Aka - The Night of the Assassin

This satisfying Korean period sword fighting film has shades of Shane but with a much higher body count. I just learned (by reading another review) that these types of films are called Muhyeop in Korea, not to be confused with wuxia in China. Just don't ask me how to pronounce it. But don't be expecting a high flying elegant action film with intricate choreography. It is closer to a Jimmy Wang-yu style of mass killing. Or perhaps Chanbara in which the fights never go on for long. Swing the sword  - make your moves - and people die. Initially after the first burst of deaths, it appears to be turning into a low-level quaint fish out of water comedy of amusing country folk and corrupt officials - but don't get used to it. On the proverbial dime, it turns into a brutal series of killings and the light comedy is only a memory. Which I am grateful for. I don't come to a film titled Assassin or also known as Night of the Assassin for laughs. I ended up getting what I needed. Sure, the action could have been a bit more suspenseful and well-shot, but I didn't feel cheated. This isn't Chor Yuen. Hong Kong film fans have been spoiled,



Lee Nan (Shin Hyeon-jun - best known I think for the Marrying the Mafia film series) is - we are told in a beginning narration - the most feared assassin in the Joseon period. No one escapes his blade. They might beg or try to bribe him but once money has exchanged hands between him and the employer, there is no mercy shown.
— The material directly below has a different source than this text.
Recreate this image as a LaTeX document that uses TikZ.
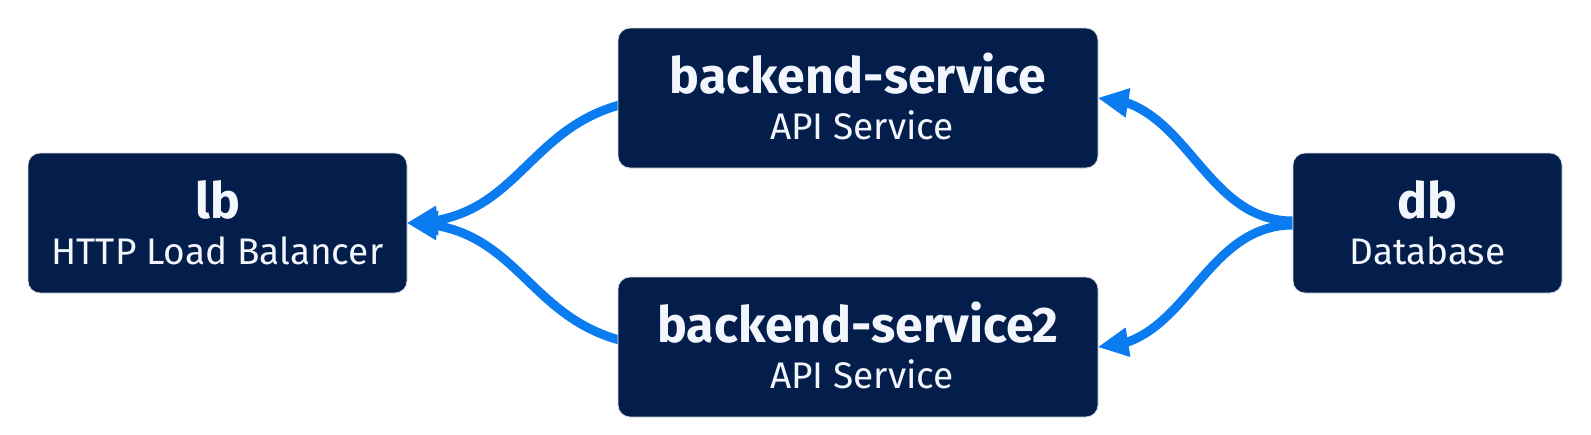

It's bad for business if you do. After his most recent target is taken care of - as well as his bodyguards - he nearly collapses. A bad heart. The doctor tells him it won't take much to die - stay away from fighting and sex. Easy for me perhaps, but he goes home and begins to ravish a lovely woman (Lee Jung-min) but then she tries to kill him. A price is on his head. But he instead pokes her eye out giving her an Elle Driver look.



With everyone knowing his identity, he travels far up north to a small rural hick town where he hopes to blend in. Of course, assassins never blend in. He helps a woman about to get hit by a man and then allows himself to be beaten instead. She (Kim Min-kyeong) takes pity on this loser who is as closed-mouthed about his past as a mute clam - and gives him a job at her small restaurant. Hey, look she tells her young son, he can carry soup bowls without spilling any. The boy tells him that someday he wants to be an assassin and kill bad guys. It's not only bad guys they kill, he responds. This slow peaceful life comes to an abrupt end when two bandits come for a meal and the boy identifies one of them as the man who killed his father. And tries to stab him. 



The two men decide to cut off the boy's arm and Lee Nan intervenes and they find out that not spilling soup is not his only skill. From this point on it is balls to the walls killing - a corrupt official (Lee Mun-shik - one of my favorite comic Korean actors - but nothing funny here) in cahoots with the mountain bandits comes after him. And our one-eyed girl shows up to finish the job. Someone is paying her too. Like Shane had to pull out his gun again, Lee has to pick up his sword that he had hidden. Time to go to work.  I don't know if the film did well enough at the box office to have a sequel but this seemed to set one up. I would welcome it.